While understanding why people may have different goodwill approaches to the pandemic may help us to understand how to reason and communicate together, several problems remain. First, we have the problem of political, economic and social profiteering, as happens in every crisis. These are not the goodwill actors of whom I spoke before, but individuals who seek in both public and private to utilize the pandemic as a smokescreen for social engineering. Second, we have the problem of disinformation. This is a period of severe distrust of traditional leaders and of the media. This distrust, unfortunately, has been earned. And while our elites may decry the fact that we do not trust them or what they say, their solutions more often resemble an inquisitor purging a heretic from society than a leader truly informing, inspiring and guiding the public. Today, more than ever, the veneer of the omniscience of medical science has been thoroughly wiped away, as our health ministers have changed their minds as frequently as they have changed their masks. To be fair, it can be argued that they were scrambling to develop actionable advice in the face of a deficit of empirical knowledge, but that is to neglect a crucial aspect of human nature: it is far easier for us to disown old ignorance than old certainties. Ignorance we can excuse, but things once held as certain, when proven untrue, often provoke contempt. There is always the risk of causing fear when a professional says regarding a danger, “we do not know”. Yet was the risk of causing panic worth the risk of undermining the public’s perception of their expertise? That issue will continue to unfold in the coming months.

Rising to the challenge

As for now, the million dollar question is: what will the Churches do? Many, perhaps most, Senior Clergy who make policy are risk adverse by reason of age, fear, ideology, and institutional inertia. As a result, we are beset with paralysis: if the Bishops call the people back to Mass, our critics will say that we are contributing to people’s deaths. If we do not call the people back to Mass, we run the risk of having over a year in which the least-lethal pandemic in human history has caused the most precipitous decline in the practice of the faith in a generation. Being a leader means that you cannot please everyone. To be a Christian leader means to know how to please Christ, and how to lead others to please him. In short, the argument that it is necessary for the sake of health and human life to forsake the assembling of ourselves together grows weaker day by day. The need for God and for human contact grows ever stronger.

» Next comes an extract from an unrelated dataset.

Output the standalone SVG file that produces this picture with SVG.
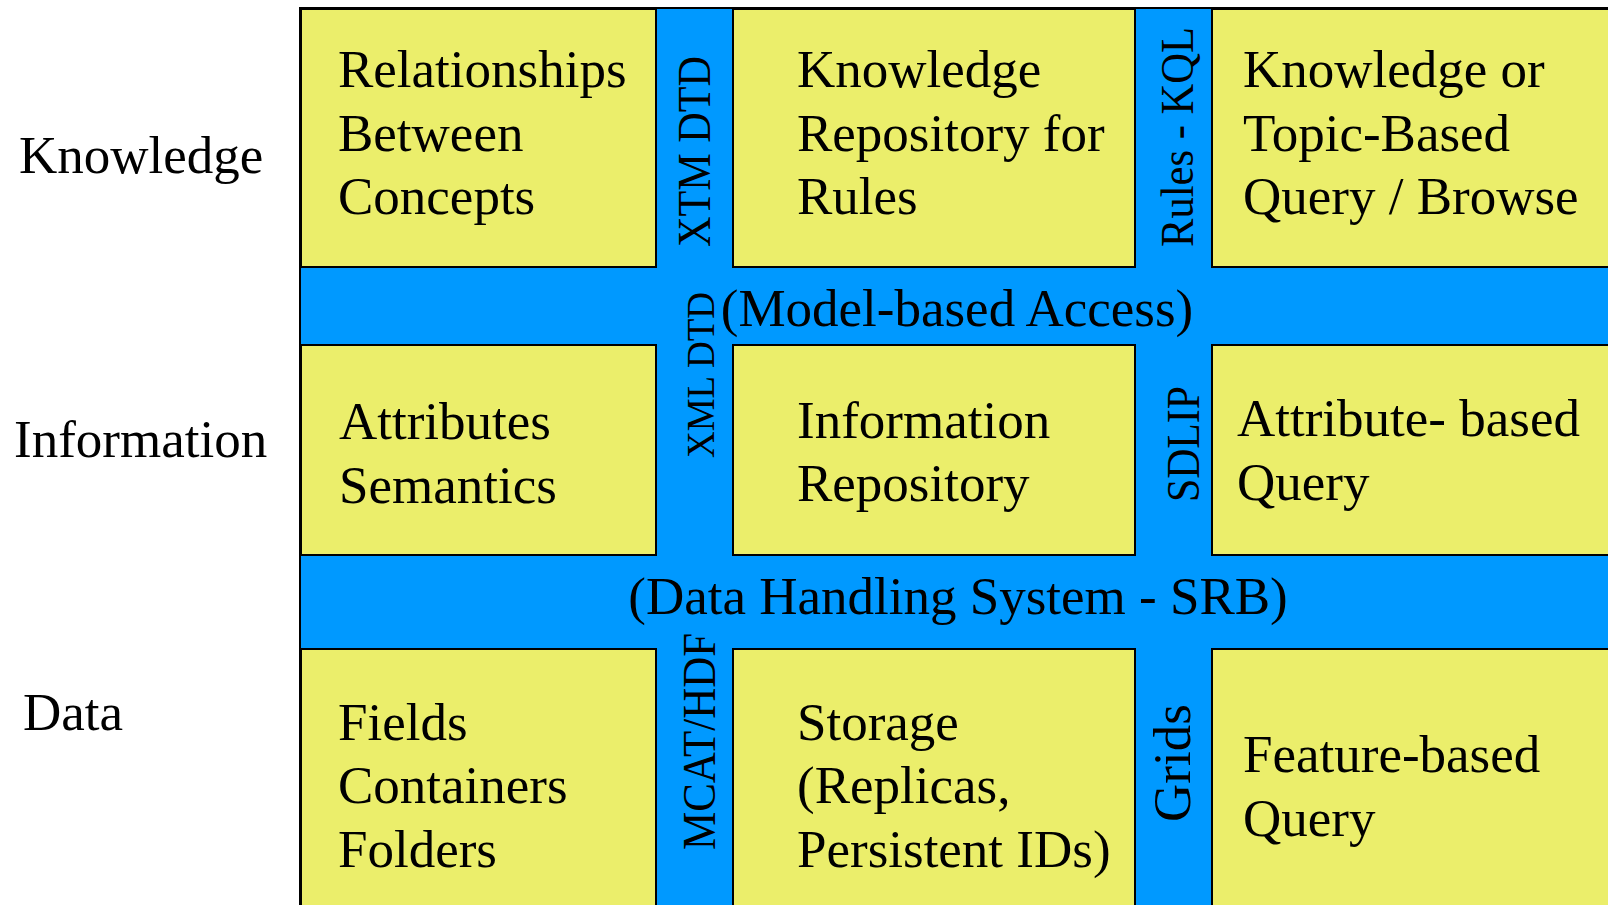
<svg xmlns="http://www.w3.org/2000/svg" width="1608" height="905" viewBox="0 0 1608 905">
  <style>
    text { font-family: "Liberation Serif", "Times New Roman", serif; fill: #000; }
    .cell { fill: #EBEE6B; stroke: #000; stroke-width: 2; }
    .band { fill: #0099FF; stroke: #000; stroke-width: 2; }
    .t { font-size: 53px; }
    .v { font-size: 46px; }
  </style>

  <rect width="1608" height="905" fill="#FFFFFF"/>

  <!-- layer names -->
  <g id="layer-labels">
    <text class="t" x="19" y="173">Knowledge</text>
    <text class="t" x="14" y="457">Information</text>
    <text class="t" x="23" y="730">Data</text>
  </g>

  <!-- blue interface bands behind the grid of cells -->
  <g id="interfaces">
    <rect class="band" x="300" y="8" width="1330" height="920"/>
    <text class="t" x="957" y="326" text-anchor="middle">(Model-based Access)</text>
    <text class="t" x="958" y="614" text-anchor="middle">(Data Handling System - SRB)</text>
    <text class="v" transform="translate(710,247) rotate(-90)" textLength="191" lengthAdjust="spacingAndGlyphs">XTM DTD</text>
    <text class="v" transform="translate(714,458) rotate(-90)" style="font-size:39px" textLength="166" lengthAdjust="spacingAndGlyphs">XML DTD</text>
    <text class="v" transform="translate(715,850) rotate(-90)" textLength="217" lengthAdjust="spacingAndGlyphs">MCAT/HDF</text>
    <text class="v" transform="translate(1193,247) rotate(-90)" textLength="220" lengthAdjust="spacingAndGlyphs">Rules - KQL</text>
    <text class="v" transform="translate(1199,502) rotate(-90)" textLength="116" lengthAdjust="spacingAndGlyphs">SDLIP</text>
    <text class="t" transform="translate(1190,822) rotate(-90)">Grids</text>
  </g>

  <!-- knowledge row -->
  <g id="relationships">
    <rect class="cell" x="301" y="9" width="355" height="258"/>
    <text class="t" x="338" y="87">Relationships</text>
    <text class="t" x="338" y="151">Between</text>
    <text class="t" x="338" y="214">Concepts</text>
  </g>
  <g id="knowledge-repository">
    <rect class="cell" x="733" y="9" width="402" height="258"/>
    <text class="t" x="797" y="87">Knowledge</text>
    <text class="t" x="797" y="151">Repository for</text>
    <text class="t" x="797" y="214">Rules</text>
  </g>
  <g id="topic-query">
    <rect class="cell" x="1212" y="9" width="420" height="258"/>
    <text class="t" x="1243" y="87">Knowledge or</text>
    <text class="t" x="1243" y="151">Topic-Based</text>
    <text class="t" x="1243" y="214">Query / Browse</text>
  </g>

  <!-- information row -->
  <g id="attributes">
    <rect class="cell" x="301" y="345" width="355" height="210"/>
    <text class="t" x="339" y="439">Attributes</text>
    <text class="t" x="339" y="503">Semantics</text>
  </g>
  <g id="information-repository">
    <rect class="cell" x="733" y="345" width="402" height="210"/>
    <text class="t" x="797" y="438">Information</text>
    <text class="t" x="797" y="501">Repository</text>
  </g>
  <g id="attribute-query">
    <rect class="cell" x="1212" y="345" width="420" height="210"/>
    <text class="t" x="1237" y="436">Attribute- based</text>
    <text class="t" x="1237" y="500">Query</text>
  </g>

  <!-- data row -->
  <g id="fields">
    <rect class="cell" x="301" y="649" width="355" height="280"/>
    <text class="t" x="338" y="740">Fields</text>
    <text class="t" x="338" y="803">Containers</text>
    <text class="t" x="338" y="867">Folders</text>
  </g>
  <g id="storage">
    <rect class="cell" x="733" y="649" width="402" height="280"/>
    <text class="t" x="797" y="740">Storage</text>
    <text class="t" x="797" y="803">(Replicas,</text>
    <text class="t" x="797" y="867">Persistent IDs)</text>
  </g>
  <g id="feature-query">
    <rect class="cell" x="1212" y="649" width="420" height="280"/>
    <text class="t" x="1243" y="772">Feature-based</text>
    <text class="t" x="1243" y="836">Query</text>
  </g>
</svg>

It seems that Post-Pandemic Prudence consists now in recognizing the fact that the danger of the pandemic in many places is at a record low, and is nearing its minimum. Not only ought the Churches to open, they ought to open with gusto, in keeping with the joyful triumph of the Easter season. While people may continue to disagree in good faith regarding the particulars of things like the efficacy or necessity of mask-wearing and the spacing of the faithful in pews, these would be to distract from the bigger picture.

I believe that Bishops and their Priests would do well if, on Easter Day, they included in their homilies a robust defense of Easter Sunday and the Resurrection as the foundation for the faith and hope of Christians, as well as being the primary and perennial motivation for Christians to gather for the Eucharistic Sacrifice on that day weekly. Emphasizing this would inject much-needed hope into the hearts and minds of our people, and also be a clear proclamation of faith from our clergy that the observation of the Christian Sabbath by the attendance of Holy Mass is a constitutive part of who we are. It is hard to say that a Christian truly honors Easter Sunday if they dishonor every other Sunday of the year by apathy and negligence. It is even harder to say that of our clergy. Fear, save that of God and his commandments, is foreign to the heart of a Christian. We knew that one day this pandemic, like all dark times, would one day pass. The time has come to regain our footing, with the words of our ancient ancestors: sine dominico non possumus! Without Sunday, we cannot live!